Summer blooms evoke memories of first garden

In 1983 as a 23 year-old photojournalist I moved into my first house. My wife and I were thrilled for our new adventure.
The first summer a bed in the front yard was filled with ditch lilies. I didn't know anothing about anothing when it came to gardening, but I thought they were beautiful. A couple weeks later this double variety bloomed and I was hooked.
Over the next 15 years we raised a family, and I became obsessed with gardening. The two intertwined beautifully. Every season I was greeted with these pretty orange blooms. Over the years I added more and more plants, created new beds and like all gardeners, made the garden mine.
I never thought I would leave that garden or my home state of Ohio, but the Post-Gazette wanted me to come work for them. It was an opportunity I waited my whole life for, to work at a major metro paper. So I took a giant leap and came to Pittsburgh.
I left Ohio in June of that year, leaving the family behind to sell the house and get our affairs in order. I visited on weekends, leaving the paper Thursday nights at 11 p.m. and making the two hour drive back home. I returned again to the PG at 3 p.m. on Sundays.
Once we found a house here, I started figuring out which plants cold come with me and where would they be planted.
On my last day at my old house I dug what I could, filling my truck with the garden treasures I had accumulated over the years.
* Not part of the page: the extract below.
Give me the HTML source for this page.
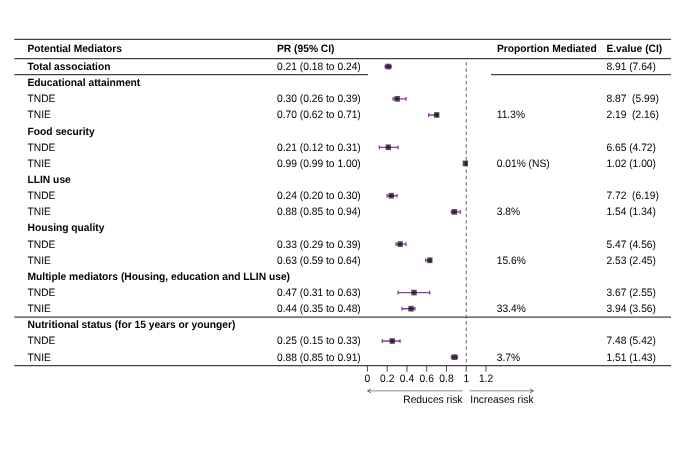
<!DOCTYPE html>
<html><head><meta charset="utf-8"><title>Forest plot</title>
<style>
html,body{margin:0;padding:0;background:#fff;}
svg{display:block;will-change:transform;}
text{font-family:"Liberation Sans",sans-serif;font-size:10.25px;fill:#000;text-rendering:geometricPrecision;}
.b{font-weight:bold;}
</style></head><body>
<svg width="685" height="451" viewBox="0 0 685 451">
<rect width="685" height="451" fill="#fff"/>
<line x1="14.30" y1="39.30" x2="671.00" y2="39.30" stroke="#444" stroke-width="1.25"/>
<line x1="14.30" y1="58.50" x2="671.00" y2="58.50" stroke="#444" stroke-width="1.25"/>
<line x1="14.30" y1="74.60" x2="368.00" y2="74.60" stroke="#444" stroke-width="1.25"/>
<line x1="491.00" y1="74.60" x2="671.00" y2="74.60" stroke="#444" stroke-width="1.25"/>
<line x1="14.30" y1="317.00" x2="671.00" y2="317.00" stroke="#444" stroke-width="1.25"/>
<line x1="14.30" y1="365.50" x2="671.00" y2="365.50" stroke="#444" stroke-width="1.25"/>
<text class="b" transform="translate(0 52.30) scale(1 1.035)" x="27.50" y="0">Potential Mediators</text>
<text class="b" transform="translate(0 52.30) scale(1 1.035)" x="277.00" y="0">PR (95% CI)</text>
<text class="b" transform="translate(0 52.30) scale(1 1.035)" x="497.00" y="0">Proportion Mediated</text>
<text class="b" transform="translate(0 52.30) scale(1 1.035)" x="606.40" y="0">E.value (CI)</text>
<line x1="466.25" y1="62" x2="466.25" y2="365.5" stroke="#4c4c4c" stroke-width="0.85" stroke-dasharray="3.6,2.72"/>
<text class="b" transform="translate(0 69.95) scale(1 1.035)" x="27.50" y="0">Total association</text>
<text transform="translate(0 69.95) scale(1 1.050)" x="277.00" y="0">0.21 (0.18 to 0.24)</text>
<text transform="translate(0 69.95) scale(1 1.050)" x="606.40" y="0">8.91 (7.64)</text>
<path stroke="#8e3ca0" stroke-width="1.35" fill="none" d="M385.23 66.57H391.16M385.23 64.72V68.42M391.16 64.72V68.42M388.20 64.72V68.42"/>
<rect x="385.60" y="63.67" width="5.4" height="5.7" fill="#000" fill-opacity="0.67"/>
<text class="b" transform="translate(0 86.09) scale(1 1.035)" x="27.50" y="0">Educational attainment</text>
<text transform="translate(0 102.24) scale(1 1.050)" x="27.50" y="0">TNDE</text>
<text transform="translate(0 102.24) scale(1 1.050)" x="277.00" y="0">0.30 (0.26 to 0.39)</text>
<text transform="translate(0 102.24) scale(1 1.050)" x="606.40" y="0">8.87  (5.99)</text>
<path stroke="#8e3ca0" stroke-width="1.35" fill="none" d="M393.14 98.86H405.98M393.14 97.01V100.71M405.98 97.01V100.71M397.09 97.01V100.71"/>
<rect x="394.49" y="95.96" width="5.4" height="5.7" fill="#000" fill-opacity="0.67"/>
<text transform="translate(0 118.39) scale(1 1.050)" x="27.50" y="0">TNIE</text>
<text transform="translate(0 118.39) scale(1 1.050)" x="277.00" y="0">0.70 (0.62 to 0.71)</text>
<text transform="translate(0 118.39) scale(1 1.050)" x="496.70" y="0">11.3%</text>
<text transform="translate(0 118.39) scale(1 1.050)" x="606.40" y="0">2.19  (2.16)</text>
<path stroke="#8e3ca0" stroke-width="1.35" fill="none" d="M428.71 115.01H437.60M428.71 113.16V116.86M437.60 113.16V116.86M436.61 113.16V116.86"/>
<rect x="434.01" y="112.11" width="5.4" height="5.7" fill="#000" fill-opacity="0.67"/>
<text class="b" transform="translate(0 134.53) scale(1 1.035)" x="27.50" y="0">Food security</text>
<text transform="translate(0 150.68) scale(1 1.050)" x="27.50" y="0">TNDE</text>
<text transform="translate(0 150.68) scale(1 1.050)" x="277.00" y="0">0.21 (0.12 to 0.31)</text>
<text transform="translate(0 150.68) scale(1 1.050)" x="606.40" y="0">6.65 (4.72)</text>
<path stroke="#8e3ca0" stroke-width="1.35" fill="none" d="M379.31 147.30H398.08M379.31 145.45V149.15M398.08 145.45V149.15M388.20 145.45V149.15"/>
<rect x="385.60" y="144.40" width="5.4" height="5.7" fill="#000" fill-opacity="0.67"/>
<text transform="translate(0 166.82) scale(1 1.050)" x="27.50" y="0">TNIE</text>
<text transform="translate(0 166.82) scale(1 1.050)" x="277.00" y="0">0.99 (0.99 to 1.00)</text>
<text transform="translate(0 166.82) scale(1 1.050)" x="496.70" y="0">0.01% (NS)</text>
<text transform="translate(0 166.82) scale(1 1.050)" x="606.40" y="0">1.02 (1.00)</text>
<path stroke="#8e3ca0" stroke-width="1.35" fill="none" d="M465.26 163.44H466.25M465.26 161.59V165.29M466.25 161.59V165.29M465.26 161.59V165.29"/>
<rect x="462.66" y="160.54" width="5.4" height="5.7" fill="#000" fill-opacity="0.67"/>
<text class="b" transform="translate(0 182.97) scale(1 1.035)" x="27.50" y="0">LLIN use</text>
<text transform="translate(0 199.11) scale(1 1.050)" x="27.50" y="0">TNDE</text>
<text transform="translate(0 199.11) scale(1 1.050)" x="277.00" y="0">0.24 (0.20 to 0.30)</text>
<text transform="translate(0 199.11) scale(1 1.050)" x="606.40" y="0">7.72  (6.19)</text>
<path stroke="#8e3ca0" stroke-width="1.35" fill="none" d="M387.21 195.73H397.09M387.21 193.88V197.58M397.09 193.88V197.58M391.16 193.88V197.58"/>
<rect x="388.56" y="192.83" width="5.4" height="5.7" fill="#000" fill-opacity="0.67"/>
<text transform="translate(0 215.26) scale(1 1.050)" x="27.50" y="0">TNIE</text>
<text transform="translate(0 215.26) scale(1 1.050)" x="277.00" y="0">0.88 (0.85 to 0.94)</text>
<text transform="translate(0 215.26) scale(1 1.050)" x="496.70" y="0">3.8%</text>
<text transform="translate(0 215.26) scale(1 1.050)" x="606.40" y="0">1.54 (1.34)</text>
<path stroke="#8e3ca0" stroke-width="1.35" fill="none" d="M451.43 211.88H460.32M451.43 210.03V213.73M460.32 210.03V213.73M454.39 210.03V213.73"/>
<rect x="451.79" y="208.98" width="5.4" height="5.7" fill="#000" fill-opacity="0.67"/>
<text class="b" transform="translate(0 231.40) scale(1 1.035)" x="27.50" y="0">Housing quality</text>
<text transform="translate(0 247.55) scale(1 1.050)" x="27.50" y="0">TNDE</text>
<text transform="translate(0 247.55) scale(1 1.050)" x="277.00" y="0">0.33 (0.29 to 0.39)</text>
<text transform="translate(0 247.55) scale(1 1.050)" x="606.40" y="0">5.47 (4.56)</text>
<path stroke="#8e3ca0" stroke-width="1.35" fill="none" d="M396.10 244.17H405.98M396.10 242.32V246.02M405.98 242.32V246.02M400.05 242.32V246.02"/>
<rect x="397.45" y="241.27" width="5.4" height="5.7" fill="#000" fill-opacity="0.67"/>
<text transform="translate(0 263.69) scale(1 1.050)" x="27.50" y="0">TNIE</text>
<text transform="translate(0 263.69) scale(1 1.050)" x="277.00" y="0">0.63 (0.59 to 0.64)</text>
<text transform="translate(0 263.69) scale(1 1.050)" x="496.70" y="0">15.6%</text>
<text transform="translate(0 263.69) scale(1 1.050)" x="606.40" y="0">2.53 (2.45)</text>
<path stroke="#8e3ca0" stroke-width="1.35" fill="none" d="M425.74 260.31H430.68M425.74 258.46V262.16M430.68 258.46V262.16M429.69 258.46V262.16"/>
<rect x="427.09" y="257.41" width="5.4" height="5.7" fill="#000" fill-opacity="0.67"/>
<text class="b" transform="translate(0 279.83) scale(1 1.035)" x="27.50" y="0">Multiple mediators (Housing, education and LLIN use)</text>
<text transform="translate(0 295.98) scale(1 1.050)" x="27.50" y="0">TNDE</text>
<text transform="translate(0 295.98) scale(1 1.050)" x="277.00" y="0">0.47 (0.31 to 0.63)</text>
<text transform="translate(0 295.98) scale(1 1.050)" x="606.40" y="0">3.67 (2.55)</text>
<path stroke="#8e3ca0" stroke-width="1.35" fill="none" d="M398.08 292.60H429.69M398.08 290.75V294.45M429.69 290.75V294.45M413.89 290.75V294.45"/>
<rect x="411.29" y="289.70" width="5.4" height="5.7" fill="#000" fill-opacity="0.67"/>
<text transform="translate(0 312.12) scale(1 1.050)" x="27.50" y="0">TNIE</text>
<text transform="translate(0 312.12) scale(1 1.050)" x="277.00" y="0">0.44 (0.35 to 0.48)</text>
<text transform="translate(0 312.12) scale(1 1.050)" x="496.70" y="0">33.4%</text>
<text transform="translate(0 312.12) scale(1 1.050)" x="606.40" y="0">3.94 (3.56)</text>
<path stroke="#8e3ca0" stroke-width="1.35" fill="none" d="M402.03 308.75H414.87M402.03 306.90V310.60M414.87 306.90V310.60M410.92 306.90V310.60"/>
<rect x="408.32" y="305.85" width="5.4" height="5.7" fill="#000" fill-opacity="0.67"/>
<text class="b" transform="translate(0 328.27) scale(1 1.035)" x="27.50" y="0">Nutritional status (for 15 years or younger)</text>
<text transform="translate(0 344.41) scale(1 1.050)" x="27.50" y="0">TNDE</text>
<text transform="translate(0 344.41) scale(1 1.050)" x="277.00" y="0">0.25 (0.15 to 0.33)</text>
<text transform="translate(0 344.41) scale(1 1.050)" x="606.40" y="0">7.48 (5.42)</text>
<path stroke="#8e3ca0" stroke-width="1.35" fill="none" d="M382.27 341.04H400.05M382.27 339.19V342.89M400.05 339.19V342.89M392.15 339.19V342.89"/>
<rect x="389.55" y="338.14" width="5.4" height="5.7" fill="#000" fill-opacity="0.67"/>
<text transform="translate(0 360.56) scale(1 1.050)" x="27.50" y="0">TNIE</text>
<text transform="translate(0 360.56) scale(1 1.050)" x="277.00" y="0">0.88 (0.85 to 0.91)</text>
<text transform="translate(0 360.56) scale(1 1.050)" x="496.70" y="0">3.7%</text>
<text transform="translate(0 360.56) scale(1 1.050)" x="606.40" y="0">1.51 (1.43)</text>
<path stroke="#8e3ca0" stroke-width="1.35" fill="none" d="M451.43 357.18H457.36M451.43 355.33V359.03M457.36 355.33V359.03M454.39 355.33V359.03"/>
<rect x="451.79" y="354.28" width="5.4" height="5.7" fill="#000" fill-opacity="0.67"/>
<line x1="367.45" y1="365.50" x2="367.45" y2="371.70" stroke="#3a3a3a" stroke-width="0.9"/>
<text transform="translate(0 381.80) scale(1 1.050)" x="367.45" y="0" text-anchor="middle">0</text>
<line x1="387.21" y1="365.50" x2="387.21" y2="371.70" stroke="#3a3a3a" stroke-width="0.9"/>
<text transform="translate(0 381.80) scale(1 1.050)" x="387.21" y="0" text-anchor="middle">0.2</text>
<line x1="406.97" y1="365.50" x2="406.97" y2="371.70" stroke="#3a3a3a" stroke-width="0.9"/>
<text transform="translate(0 381.80) scale(1 1.050)" x="406.97" y="0" text-anchor="middle">0.4</text>
<line x1="426.73" y1="365.50" x2="426.73" y2="371.70" stroke="#3a3a3a" stroke-width="0.9"/>
<text transform="translate(0 381.80) scale(1 1.050)" x="426.73" y="0" text-anchor="middle">0.6</text>
<line x1="446.49" y1="365.50" x2="446.49" y2="371.70" stroke="#3a3a3a" stroke-width="0.9"/>
<text transform="translate(0 381.80) scale(1 1.050)" x="446.49" y="0" text-anchor="middle">0.8</text>
<line x1="466.25" y1="365.50" x2="466.25" y2="371.70" stroke="#3a3a3a" stroke-width="0.9"/>
<text transform="translate(0 381.80) scale(1 1.050)" x="466.25" y="0" text-anchor="middle">1</text>
<line x1="486.01" y1="365.50" x2="486.01" y2="371.70" stroke="#3a3a3a" stroke-width="0.9"/>
<text transform="translate(0 381.80) scale(1 1.050)" x="486.01" y="0" text-anchor="middle">1.2</text>
<g stroke="#666" stroke-width="0.75" fill="none"><path d="M462.6 390.85H367.6"/><path d="M469.6 390.85H533.4"/></g>
<g stroke="#444" stroke-width="0.8" fill="none"><path d="M371.0 388.95L367.6 390.85L371.0 392.75"/><path d="M530.0 388.95L533.4 390.85L530.0 392.75"/></g>
<text transform="translate(0 402.70) scale(1 1.050)" x="462.50" y="0" text-anchor="end">Reduces risk</text>
<text transform="translate(0 402.70) scale(1 1.050)" x="470.30" y="0">Increases risk</text>
</svg>
</body></html>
The double lily was one of those treasures.
It hurt to leave that garden and I couldn't help but take one look back over my shoulder as I drove off.
Just a few days ago I sat in the garden as the sun set, a summer breeze made the oak leaves dance and I saw that lily blooming. To tell you the truth, it's one of the only plants I can remember bringing in the truckload 14 years ago. When I look at those blooms it's a reminder of what seems like another life. The flowers remind me of a hundred different scenes playing out during the evolution of a young family.
Now I hope I'll never have to leave Pittsburgh, one thing for sure, if I do, the unnamed orange lily is coming with me as a reminder of another chapter of life. Flowers have a way of doing that don't they?